-- AIM OF THE TASK --
Output nothing but the lines from the one with "What React, TypeScript" through the one with "const Y_TICKS = [-12, -10, -8, -6, -4, -2, 0];", including both. Leave the pictures out of the copy.

(Entries with chart source code)
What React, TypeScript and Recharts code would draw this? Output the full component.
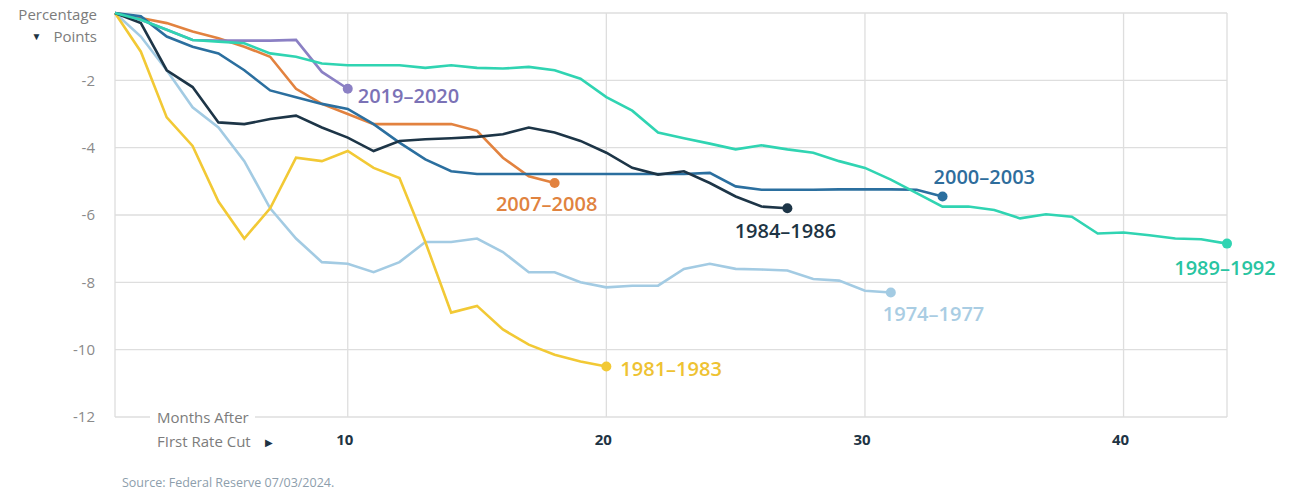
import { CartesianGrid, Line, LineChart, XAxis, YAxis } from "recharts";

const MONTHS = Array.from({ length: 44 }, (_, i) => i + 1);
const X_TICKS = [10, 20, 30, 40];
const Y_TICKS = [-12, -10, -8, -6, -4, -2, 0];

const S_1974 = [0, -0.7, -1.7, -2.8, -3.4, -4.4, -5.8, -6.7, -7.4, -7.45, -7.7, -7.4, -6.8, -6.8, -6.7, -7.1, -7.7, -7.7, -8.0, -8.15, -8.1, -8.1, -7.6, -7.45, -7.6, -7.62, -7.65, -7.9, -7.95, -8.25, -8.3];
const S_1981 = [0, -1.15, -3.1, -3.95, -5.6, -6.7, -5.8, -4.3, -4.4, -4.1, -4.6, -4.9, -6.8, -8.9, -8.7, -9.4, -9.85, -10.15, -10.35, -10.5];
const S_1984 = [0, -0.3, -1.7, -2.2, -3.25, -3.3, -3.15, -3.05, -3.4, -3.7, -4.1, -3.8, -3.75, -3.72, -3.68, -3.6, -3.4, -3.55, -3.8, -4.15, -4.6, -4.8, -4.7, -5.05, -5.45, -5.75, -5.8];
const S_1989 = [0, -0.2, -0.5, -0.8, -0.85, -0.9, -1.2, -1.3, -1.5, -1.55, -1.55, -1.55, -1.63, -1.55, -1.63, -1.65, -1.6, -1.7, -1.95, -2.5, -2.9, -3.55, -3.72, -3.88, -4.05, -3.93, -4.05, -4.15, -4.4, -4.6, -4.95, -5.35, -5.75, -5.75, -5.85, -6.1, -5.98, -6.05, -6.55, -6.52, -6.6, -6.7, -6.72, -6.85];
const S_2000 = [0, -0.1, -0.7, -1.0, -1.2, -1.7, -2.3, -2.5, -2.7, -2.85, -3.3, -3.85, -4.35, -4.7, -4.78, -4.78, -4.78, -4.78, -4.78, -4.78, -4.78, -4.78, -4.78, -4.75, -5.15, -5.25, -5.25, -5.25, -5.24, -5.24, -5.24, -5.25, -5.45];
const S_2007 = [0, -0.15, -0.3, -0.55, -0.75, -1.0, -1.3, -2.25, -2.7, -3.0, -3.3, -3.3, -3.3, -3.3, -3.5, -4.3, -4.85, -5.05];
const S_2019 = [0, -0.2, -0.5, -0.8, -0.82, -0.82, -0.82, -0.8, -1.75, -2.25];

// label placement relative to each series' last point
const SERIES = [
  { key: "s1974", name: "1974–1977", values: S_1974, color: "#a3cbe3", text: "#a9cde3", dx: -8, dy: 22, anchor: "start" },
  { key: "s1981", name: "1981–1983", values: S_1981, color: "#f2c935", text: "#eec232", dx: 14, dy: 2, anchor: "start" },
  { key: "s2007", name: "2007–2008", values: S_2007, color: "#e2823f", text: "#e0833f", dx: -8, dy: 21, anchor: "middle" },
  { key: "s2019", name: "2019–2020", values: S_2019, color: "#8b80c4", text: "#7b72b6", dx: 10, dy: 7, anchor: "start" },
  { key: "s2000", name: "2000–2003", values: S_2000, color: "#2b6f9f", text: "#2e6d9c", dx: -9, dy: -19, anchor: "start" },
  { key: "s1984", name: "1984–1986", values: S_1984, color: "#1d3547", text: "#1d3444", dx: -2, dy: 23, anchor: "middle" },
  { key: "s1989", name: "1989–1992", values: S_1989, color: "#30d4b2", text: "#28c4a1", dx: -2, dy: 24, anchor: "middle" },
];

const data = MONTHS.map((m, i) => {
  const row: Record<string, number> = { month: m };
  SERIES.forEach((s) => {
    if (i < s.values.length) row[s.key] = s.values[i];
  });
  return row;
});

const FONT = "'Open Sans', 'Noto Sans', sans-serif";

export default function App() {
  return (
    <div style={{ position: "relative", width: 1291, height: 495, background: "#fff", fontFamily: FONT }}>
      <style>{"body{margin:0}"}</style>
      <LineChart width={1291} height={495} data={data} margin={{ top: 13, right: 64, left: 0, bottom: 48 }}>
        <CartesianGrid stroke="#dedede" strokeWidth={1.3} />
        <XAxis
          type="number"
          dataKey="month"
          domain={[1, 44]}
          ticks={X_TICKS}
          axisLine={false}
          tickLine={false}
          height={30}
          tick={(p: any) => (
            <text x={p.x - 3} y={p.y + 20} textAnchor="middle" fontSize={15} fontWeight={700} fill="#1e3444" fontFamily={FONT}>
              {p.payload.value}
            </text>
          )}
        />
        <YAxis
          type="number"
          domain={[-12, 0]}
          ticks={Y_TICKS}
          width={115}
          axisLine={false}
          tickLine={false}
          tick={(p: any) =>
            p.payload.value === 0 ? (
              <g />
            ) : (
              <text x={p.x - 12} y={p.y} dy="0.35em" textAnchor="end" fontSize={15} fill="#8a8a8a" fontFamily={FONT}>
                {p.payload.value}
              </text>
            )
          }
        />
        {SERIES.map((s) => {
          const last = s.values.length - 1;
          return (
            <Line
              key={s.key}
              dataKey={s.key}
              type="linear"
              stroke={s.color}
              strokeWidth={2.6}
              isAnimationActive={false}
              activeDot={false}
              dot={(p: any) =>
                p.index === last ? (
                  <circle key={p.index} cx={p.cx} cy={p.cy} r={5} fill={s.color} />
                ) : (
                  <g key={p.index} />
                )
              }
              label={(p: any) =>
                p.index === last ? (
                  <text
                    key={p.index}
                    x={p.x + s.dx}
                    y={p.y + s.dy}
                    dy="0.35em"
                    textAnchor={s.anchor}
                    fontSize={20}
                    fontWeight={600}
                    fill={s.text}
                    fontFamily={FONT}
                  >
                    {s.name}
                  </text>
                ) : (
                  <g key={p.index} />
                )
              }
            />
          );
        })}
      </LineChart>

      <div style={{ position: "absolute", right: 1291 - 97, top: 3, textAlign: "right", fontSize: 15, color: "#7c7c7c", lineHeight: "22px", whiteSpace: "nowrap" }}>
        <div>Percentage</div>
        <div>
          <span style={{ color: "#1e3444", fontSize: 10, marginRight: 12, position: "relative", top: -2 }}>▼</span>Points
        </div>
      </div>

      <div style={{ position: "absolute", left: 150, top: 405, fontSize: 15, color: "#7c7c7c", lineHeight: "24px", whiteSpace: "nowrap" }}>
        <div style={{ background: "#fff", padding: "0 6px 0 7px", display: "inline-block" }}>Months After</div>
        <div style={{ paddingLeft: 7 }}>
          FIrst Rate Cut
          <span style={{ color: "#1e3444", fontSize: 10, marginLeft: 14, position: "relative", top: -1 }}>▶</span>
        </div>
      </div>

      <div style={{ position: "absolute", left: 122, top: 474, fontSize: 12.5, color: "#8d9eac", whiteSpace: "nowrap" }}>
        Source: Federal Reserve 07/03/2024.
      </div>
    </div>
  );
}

--

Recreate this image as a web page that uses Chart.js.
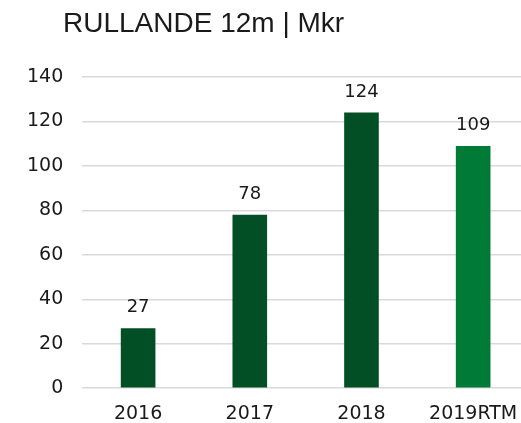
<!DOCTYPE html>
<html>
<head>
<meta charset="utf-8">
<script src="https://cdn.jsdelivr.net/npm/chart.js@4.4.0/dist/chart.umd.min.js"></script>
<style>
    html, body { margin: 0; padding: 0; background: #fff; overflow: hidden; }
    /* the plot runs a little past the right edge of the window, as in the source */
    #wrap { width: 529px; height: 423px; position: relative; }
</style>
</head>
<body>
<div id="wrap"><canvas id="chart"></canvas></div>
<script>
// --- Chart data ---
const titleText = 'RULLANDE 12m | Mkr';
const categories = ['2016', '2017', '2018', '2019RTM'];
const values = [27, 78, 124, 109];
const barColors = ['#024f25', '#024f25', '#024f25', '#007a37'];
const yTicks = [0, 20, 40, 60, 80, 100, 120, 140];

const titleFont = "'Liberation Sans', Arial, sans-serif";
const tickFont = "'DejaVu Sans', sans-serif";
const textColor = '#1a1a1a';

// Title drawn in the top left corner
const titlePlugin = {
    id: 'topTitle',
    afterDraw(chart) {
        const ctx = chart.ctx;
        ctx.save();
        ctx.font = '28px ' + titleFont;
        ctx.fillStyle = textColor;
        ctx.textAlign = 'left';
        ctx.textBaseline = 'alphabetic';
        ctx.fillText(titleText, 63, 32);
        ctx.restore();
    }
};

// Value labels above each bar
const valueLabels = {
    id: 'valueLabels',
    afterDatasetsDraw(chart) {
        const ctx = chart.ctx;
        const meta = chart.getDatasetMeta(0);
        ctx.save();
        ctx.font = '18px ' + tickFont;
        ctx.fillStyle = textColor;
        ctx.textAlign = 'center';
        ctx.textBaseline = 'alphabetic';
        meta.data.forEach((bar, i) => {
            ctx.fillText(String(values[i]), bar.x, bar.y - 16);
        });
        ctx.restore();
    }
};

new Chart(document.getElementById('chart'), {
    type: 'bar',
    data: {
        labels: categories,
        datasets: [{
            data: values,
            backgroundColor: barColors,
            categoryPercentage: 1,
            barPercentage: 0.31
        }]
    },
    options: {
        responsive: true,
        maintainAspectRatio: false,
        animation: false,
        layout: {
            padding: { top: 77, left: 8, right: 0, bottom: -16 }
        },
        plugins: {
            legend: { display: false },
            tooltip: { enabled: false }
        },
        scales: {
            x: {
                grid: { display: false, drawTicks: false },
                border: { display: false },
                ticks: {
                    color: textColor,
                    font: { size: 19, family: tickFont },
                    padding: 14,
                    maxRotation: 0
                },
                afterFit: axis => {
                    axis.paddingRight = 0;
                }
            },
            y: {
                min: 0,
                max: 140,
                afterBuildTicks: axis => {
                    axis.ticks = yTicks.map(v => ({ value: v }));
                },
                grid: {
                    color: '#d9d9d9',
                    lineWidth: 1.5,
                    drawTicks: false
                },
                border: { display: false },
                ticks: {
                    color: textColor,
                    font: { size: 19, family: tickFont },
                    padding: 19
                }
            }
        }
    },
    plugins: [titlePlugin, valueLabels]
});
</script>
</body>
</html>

-- OUTPUT BELOW --
What React, TypeScript and Recharts code would draw this? Output the full component.
import { CartesianGrid, Line, LineChart, XAxis, YAxis } from "recharts";

const MONTHS = Array.from({ length: 44 }, (_, i) => i + 1);
const X_TICKS = [10, 20, 30, 40];
const Y_TICKS = [-12, -10, -8, -6, -4, -2, 0];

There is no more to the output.